Extract word for word the lines of the listing from its start to the line holding "68.1, 74.0, 79.9];", both ends kept; pictures are not part of the copy.
================
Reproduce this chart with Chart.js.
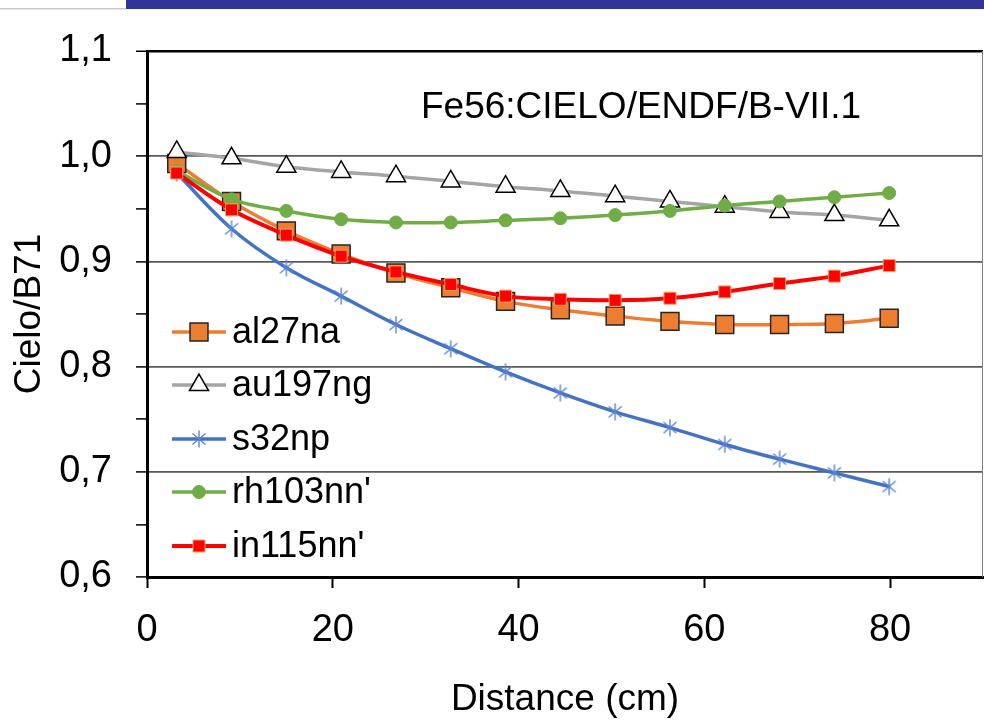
<!DOCTYPE html>
<html>
<head>
<meta charset="utf-8">
<script src="https://cdn.jsdelivr.net/npm/chart.js@4/dist/chart.umd.min.js"></script>
<style>
	body { margin: 0; background: #fff; }
	#wrap { width: 984px; height: 722px; }
</style>
</head>
<body>
<div id="wrap"><canvas id="cielo-chart" width="984" height="722"></canvas></div>
<script>
// distances of the activation foils (cm)
const distances = [3.2, 9.1, 15.0, 20.9, 26.8, 32.7, 38.6, 44.5, 50.4, 56.3, 62.2, 68.1, 74.0, 79.9];

// Cielo / B71 ratios
const al27na = [0.993, 0.957, 0.929, 0.907, 0.889, 0.875, 0.862, 0.854, 0.848, 0.843, 0.840, 0.840, 0.841, 0.846];
const au197ng = [1.004, 0.998, 0.990, 0.985, 0.981, 0.976, 0.971, 0.967, 0.962, 0.957, 0.952, 0.947, 0.944, 0.939];
const s32np = [0.984, 0.931, 0.894, 0.867, 0.840, 0.817, 0.795, 0.775, 0.757, 0.742, 0.726, 0.712, 0.699, 0.686];
const rh103nn = [0.986, 0.959, 0.948, 0.940, 0.937, 0.937, 0.939, 0.941, 0.944, 0.948, 0.953, 0.957, 0.961, 0.965];
const in115nn = [0.984, 0.949, 0.925, 0.905, 0.890, 0.878, 0.867, 0.864, 0.863, 0.865, 0.871, 0.879, 0.886, 0.896];

const seriesNames = ['al27na', 'au197ng', 's32np', "rh103nn'", "in115nn'"];
const xTicks = [0, 20, 40, 60, 80];
const yTicks = [0.6, 0.7, 0.8, 0.9, 1.0, 1.1];
const chartTitle = 'Fe56:CIELO/ENDF/B-VII.1';

const FONT = "'Liberation Sans', Arial, sans-serif";

const toPoints = (ys) => ys.map((y, i) => ({ x: distances[i], y: y }));

// six-armed asterisk like the excel marker
const makeAsterisk = () => {
	const c = document.createElement('canvas');
	c.width = 18;
	c.height = 18;
	const g = c.getContext('2d');
	g.strokeStyle = '#5B83D0';
	g.lineWidth = 1.4;
	g.beginPath();
	g.moveTo(9, 0.5); g.lineTo(9, 17.5);
	g.moveTo(2.5, 3.5); g.lineTo(15.5, 14.5);
	g.moveTo(15.5, 3.5); g.lineTo(2.5, 14.5);
	g.stroke();
	return c;
};

const datasets = [
	{
		label: seriesNames[0], data: toPoints(al27na), order: 5,
		borderColor: '#ED7D31', borderWidth: 3.5,
		pointStyle: 'rect', pointRadius: 12.7, pointBackgroundColor: '#ED7D31',
		pointBorderColor: '#262626', pointBorderWidth: 1.5
	},
	{
		label: seriesNames[1], data: toPoints(au197ng), order: 4,
		borderColor: '#A5A5A5', borderWidth: 3.5,
		pointStyle: 'triangle', pointRadius: 11, pointBackgroundColor: '#FFFFFF',
		pointBorderColor: '#000000', pointBorderWidth: 1.5
	},
	{
		label: seriesNames[2], data: toPoints(s32np), order: 3,
		borderColor: '#4472C4', borderWidth: 3.5,
		pointStyle: makeAsterisk(), pointRadius: 9, pointBackgroundColor: '#4472C4',
		pointBorderColor: '#5B83D0', pointBorderWidth: 1.2
	},
	{
		label: seriesNames[3], data: toPoints(rh103nn), order: 2,
		borderColor: '#70AD47', borderWidth: 3.5,
		pointStyle: 'circle', pointRadius: 6.5, pointBackgroundColor: '#70AD47',
		pointBorderColor: '#70AD47', pointBorderWidth: 1
	},
	{
		label: seriesNames[4], data: toPoints(in115nn), order: 1,
		borderColor: '#FF0000', borderWidth: 4,
		pointStyle: 'rect', pointRadius: 8.5, pointBackgroundColor: '#FF0000',
		pointBorderColor: '#F4A460', pointBorderWidth: 1
	}
];
datasets.forEach(d => { d.tension = 0.35; d.fill = false; d.pointHoverRadius = d.pointRadius; });

const isTenth = (v) => Math.round(v * 100) % 10 === 0;

// slide bar, border, title and legend drawn inside the plot
const decorations = {
	id: 'decorations',
	beforeDraw: (chart) => {
		const ctx = chart.ctx;
		ctx.save();
		ctx.fillStyle = '#333399';
		ctx.fillRect(126, 0, chart.width - 126, 9);
		ctx.fillStyle = '#C8C8C8';
		ctx.fillRect(0, 8, 126, 1.5);
		ctx.restore();
	},
	afterDraw: (chart) => {
		const ctx = chart.ctx;
		const area = chart.chartArea;
		ctx.save();
		ctx.strokeStyle = '#808080';
		ctx.lineWidth = 1;
		ctx.beginPath();
		ctx.moveTo(area.right - 0.5, area.top);
		ctx.lineTo(area.right - 0.5, area.bottom);
		ctx.stroke();

		ctx.fillStyle = '#000';
		ctx.font = `37px ${FONT}`;
		ctx.textAlign = 'center';
		ctx.textBaseline = 'middle';
		ctx.fillText(chartTitle, 641, 108);

		const rowY = [332, 385, 439, 492, 546];
		chart.data.datasets.forEach((d, i) => {
			const y = rowY[i];
			ctx.strokeStyle = d.borderColor;
			ctx.lineWidth = d.borderWidth;
			ctx.beginPath();
			ctx.moveTo(172, y);
			ctx.lineTo(226, y);
			ctx.stroke();
			ctx.fillStyle = d.pointBackgroundColor;
			ctx.strokeStyle = d.pointBorderColor;
			ctx.lineWidth = d.pointBorderWidth;
			if (Chart.helpers && Chart.helpers.drawPoint) {
				Chart.helpers.drawPoint(ctx, { pointStyle: d.pointStyle, radius: d.pointRadius, rotation: 0, borderWidth: d.pointBorderWidth }, 199, y);
			}
			ctx.fillStyle = '#000';
			ctx.font = `36px ${FONT}`;
			ctx.textAlign = 'left';
			ctx.textBaseline = 'middle';
			ctx.fillText(d.label, 232, y + 1);
		});
		ctx.restore();
	}
};

const chart = new Chart(document.getElementById('cielo-chart').getContext('2d'), {
	type: 'line',
	data: { datasets },
	plugins: [decorations],
	options: {
		responsive: false,
		animation: false,
		devicePixelRatio: 1,
		layout: { autoPadding: false, padding: { top: 51, right: 1, left: 0, bottom: 0 } },
		plugins: {
			legend: { display: false },
			tooltip: { enabled: false }
		},
		scales: {
			x: {
				type: 'linear',
				min: 0,
				max: 90,
				afterFit: (s) => { s.height = 145; },
				ticks: {
					stepSize: xTicks[1] - xTicks[0],
					includeBounds: false,
					color: '#000',
					font: { family: FONT, size: 38 },
					padding: 20,
					maxRotation: 0
				},
				grid: {
					drawOnChartArea: false,
					drawTicks: true,
					tickLength: 11,
					tickColor: '#000',
					tickWidth: 2
				},
				border: { color: '#000', width: 3 },
				title: {
					display: true,
					text: 'Distance (cm)',
					color: '#000',
					font: { family: FONT, size: 37 },
					padding: { top: 0, bottom: 0 }
				}
			},
			y: {
				min: yTicks[0],
				max: yTicks[yTicks.length - 1],
				afterFit: (s) => { s.width = 147; },
				ticks: {
					stepSize: 0.05,
					color: '#000',
					font: { family: FONT, size: 38 },
					padding: 24,
					callback: (v) => isTenth(v) ? (Math.round(v * 10) / 10).toFixed(1).replace('.', ',') : ''
				},
				grid: {
					color: (c) => {
						const v = c.tick ? c.tick.value : 0;
						if (!isTenth(v) || v < 0.65) return 'rgba(0,0,0,0)';
						return v > 1.05 ? '#000' : '#595959';
					},
					lineWidth: (c) => (c.tick && c.tick.value > 1.05) ? 2.5 : 1.8,
					tickLength: 11,
					tickColor: '#000',
					tickWidth: 1.5
				},
				border: { color: '#000', width: 3 },
				title: {
					display: true,
					text: 'Cielo/B71',
					color: '#000',
					font: { family: FONT, size: 37 },
					padding: { top: 8, bottom: 0 }
				}
			}
		}
	}
});
</script>
</body>
</html>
================
**The solution**
Reproduce this chart with Chart.js.
<!DOCTYPE html>
<html>
<head>
<meta charset="utf-8">
<script src="https://cdn.jsdelivr.net/npm/chart.js@4/dist/chart.umd.min.js"></script>
<style>
	body { margin: 0; background: #fff; }
	#wrap { width: 984px; height: 722px; }
</style>
</head>
<body>
<div id="wrap"><canvas id="cielo-chart" width="984" height="722"></canvas></div>
<script>
// distances of the activation foils (cm)
const distances = [3.2, 9.1, 15.0, 20.9, 26.8, 32.7, 38.6, 44.5, 50.4, 56.3, 62.2, 68.1, 74.0, 79.9];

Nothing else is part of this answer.